Figure scripts
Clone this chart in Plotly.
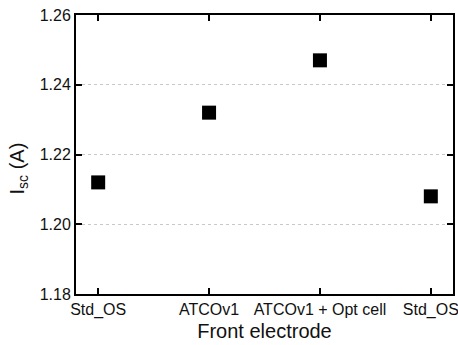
import plotly.graph_objects as go

categories = ["Std_OS", "ATCOv1", "ATCOv1 + Opt cell", "Std_OS"]
positions = [0, 1, 2, 3]
isc_values = [1.212, 1.232, 1.247, 1.208]
y_ticks = [1.18, 1.20, 1.22, 1.24, 1.26]
y_tick_labels = ["1.18", "1.20", "1.22", "1.24", "1.26"]

fig = go.Figure()
fig.add_trace(go.Scatter(
    x=positions, y=isc_values, mode="markers",
    marker=dict(symbol="square", size=14, color="black"),
    showlegend=False,
))

font = dict(family="Liberation Sans, Arial, sans-serif", color="#111")
fig.update_layout(
    width=458, height=345,
    margin=dict(l=76, r=5, t=15, b=51, autoexpand=False),
    paper_bgcolor="white", plot_bgcolor="white",
    font=font,
)
fig.update_xaxes(
    range=[-0.2, 3.2], tickmode="array", tickvals=positions, ticktext=categories,
    showline=True, linecolor="black", linewidth=2, mirror="ticks",
    ticks="inside", ticklen=6, tickwidth=1.5, tickcolor="black",
    showgrid=False, zeroline=False, automargin=False,
    ticklabeloverflow="allow",
    tickfont=dict(size=16, **font),
    title=dict(text="Front electrode", font=dict(size=20, **font), standoff=6),
)
fig.update_yaxes(
    range=[1.18, 1.26], tickmode="array", tickvals=y_ticks, ticktext=y_tick_labels,
    showline=True, linecolor="black", linewidth=2, mirror="ticks",
    ticks="inside", ticklen=6, tickwidth=1.5, tickcolor="black",
    showgrid=True, gridcolor="#c8c8c8", gridwidth=1, griddash="dot",
    zeroline=False, automargin=False,
    tickfont=dict(size=16, **font),
)
fig.add_annotation(
    text="I<sub>sc</sub> (A)", textangle=-90, showarrow=False,
    xref="paper", yref="paper", x=0, y=0.45, xanchor="center", yanchor="middle",
    xshift=-58, font=dict(size=20, **font),
)
fig.write_html("out.html", config={"displayModeBar": False},
               post_script="document.body.style.margin='0';")
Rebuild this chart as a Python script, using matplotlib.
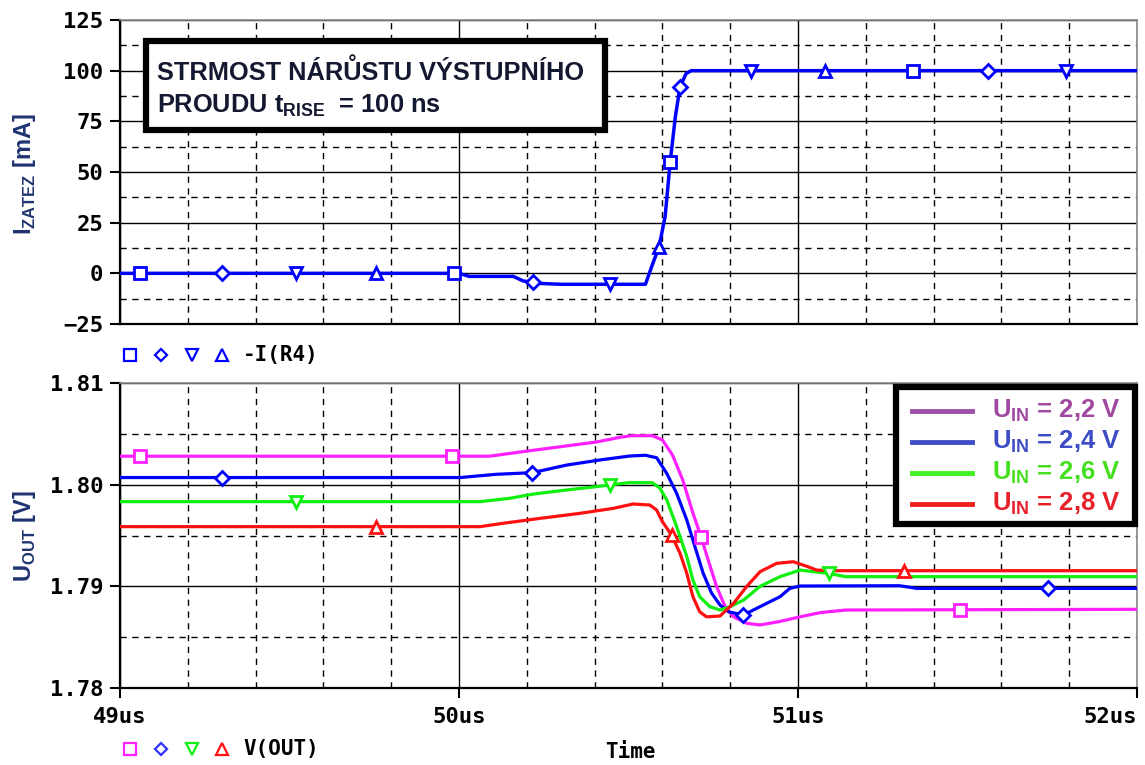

• **What you need to do**: Transcribe the whole listing exactly. Pictures are excluded.

• **Problem solution**:
Clone this chart in Plotly.
import plotly.graph_objects as go

categories = ["Std_OS", "ATCOv1", "ATCOv1 + Opt cell", "Std_OS"]
positions = [0, 1, 2, 3]
isc_values = [1.212, 1.232, 1.247, 1.208]
y_ticks = [1.18, 1.20, 1.22, 1.24, 1.26]
y_tick_labels = ["1.18", "1.20", "1.22", "1.24", "1.26"]

fig = go.Figure()
fig.add_trace(go.Scatter(
    x=positions, y=isc_values, mode="markers",
    marker=dict(symbol="square", size=14, color="black"),
    showlegend=False,
))

font = dict(family="Liberation Sans, Arial, sans-serif", color="#111")
fig.update_layout(
    width=458, height=345,
    margin=dict(l=76, r=5, t=15, b=51, autoexpand=False),
    paper_bgcolor="white", plot_bgcolor="white",
    font=font,
)
fig.update_xaxes(
    range=[-0.2, 3.2], tickmode="array", tickvals=positions, ticktext=categories,
    showline=True, linecolor="black", linewidth=2, mirror="ticks",
    ticks="inside", ticklen=6, tickwidth=1.5, tickcolor="black",
    showgrid=False, zeroline=False, automargin=False,
    ticklabeloverflow="allow",
    tickfont=dict(size=16, **font),
    title=dict(text="Front electrode", font=dict(size=20, **font), standoff=6),
)
fig.update_yaxes(
    range=[1.18, 1.26], tickmode="array", tickvals=y_ticks, ticktext=y_tick_labels,
    showline=True, linecolor="black", linewidth=2, mirror="ticks",
    ticks="inside", ticklen=6, tickwidth=1.5, tickcolor="black",
    showgrid=True, gridcolor="#c8c8c8", gridwidth=1, griddash="dot",
    zeroline=False, automargin=False,
    tickfont=dict(size=16, **font),
)
fig.add_annotation(
    text="I<sub>sc</sub> (A)", textangle=-90, showarrow=False,
    xref="paper", yref="paper", x=0, y=0.45, xanchor="center", yanchor="middle",
    xshift=-58, font=dict(size=20, **font),
)
fig.write_html("out.html", config={"displayModeBar": False},
               post_script="document.body.style.margin='0';")
Rebuild this chart as a Python script, using matplotlib.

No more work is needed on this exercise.